Find all integers $a$, $b$, and $c$ such that $a + b =1 - c $, $a^3 + b^3 =1 - c^2$

Question

Find all integers a,b, and c such that: \begin{align*}a + b &= 1 - c, \\a^3 + b^3 &= 1 - c^2. \end{align*} My approach is $(a + b)(a^2-ab+b^2) = (1 - c)(1+c)$, so one solution would be $(a,b,c)=(k,-k,1)$ where $k \in \mathbb{Z}$, but if we then assume $a+b \neq 0$ then we get $a^2-ab+b^2 = 1+c$, and I am not really sure what to do from there.

Answer 1

We have $c = 1-a-b$ by the first equation, which we can plug into the second equation.

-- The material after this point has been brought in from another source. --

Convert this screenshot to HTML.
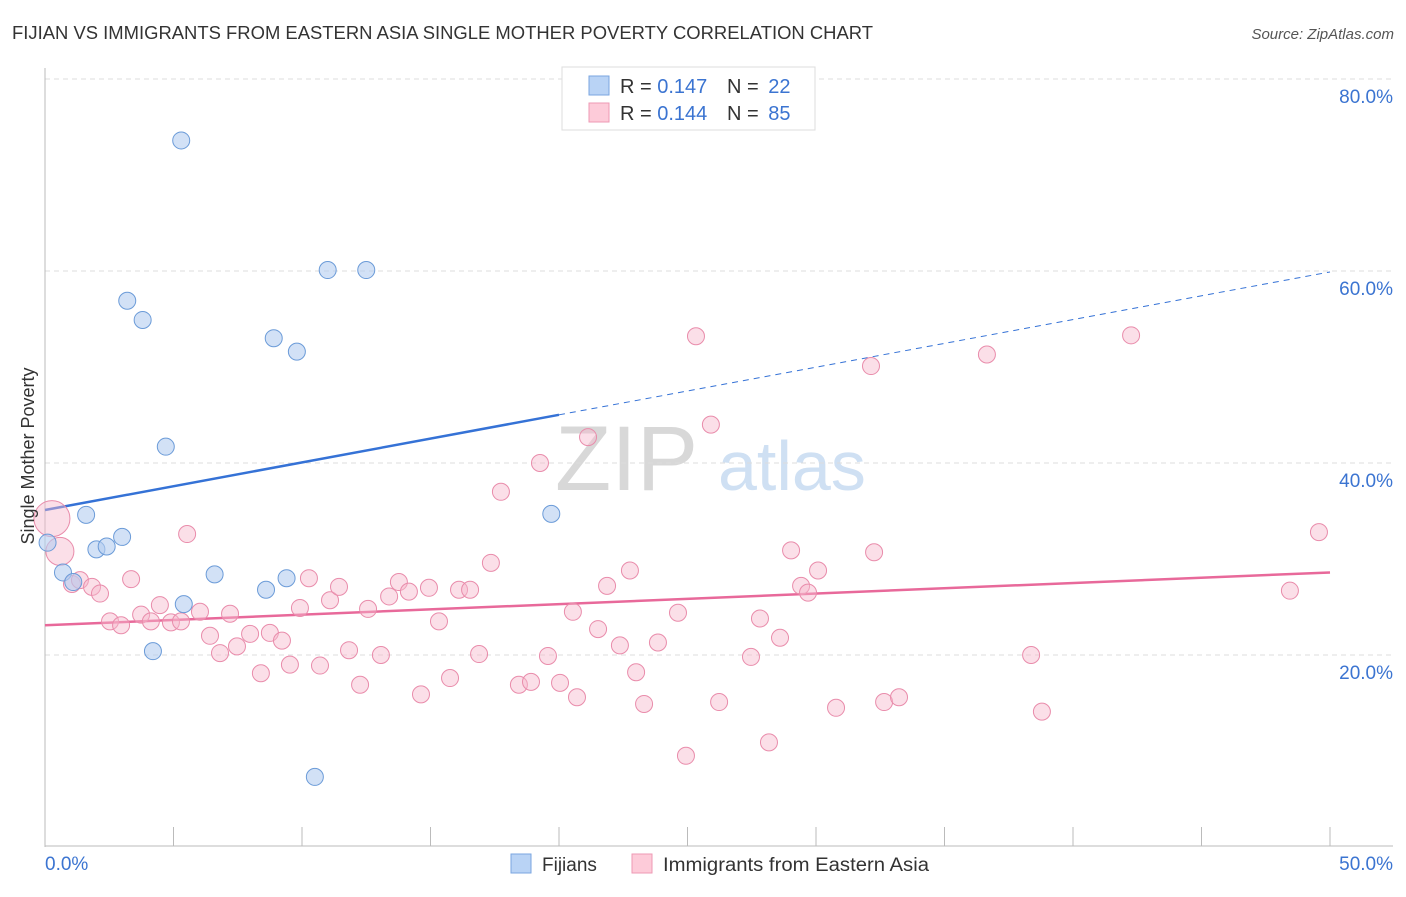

So we just have one equation, namely $$a^3 + b^3 + (1-a-b)^2 - 1 = 0$$ or equivalently $$(a+b)(a^2+b^2+a+b-ab-2)=0$$ So there are two cases, $b=-a$ (hence $c=1$) and $$a^2+b^2+a+b-ab-2 = 0$$ The latter describes an ellipse, which you can see here.

It is located in the interval $[-3,1] \times [-3,1]$, so there are not so many integers to check. The solutions are also clearly symmetric since the equation is symmetric in $a,b$. The solutions up to this symmetry are $(-3,-2)$, $(-2,0)$, $(0,1)$.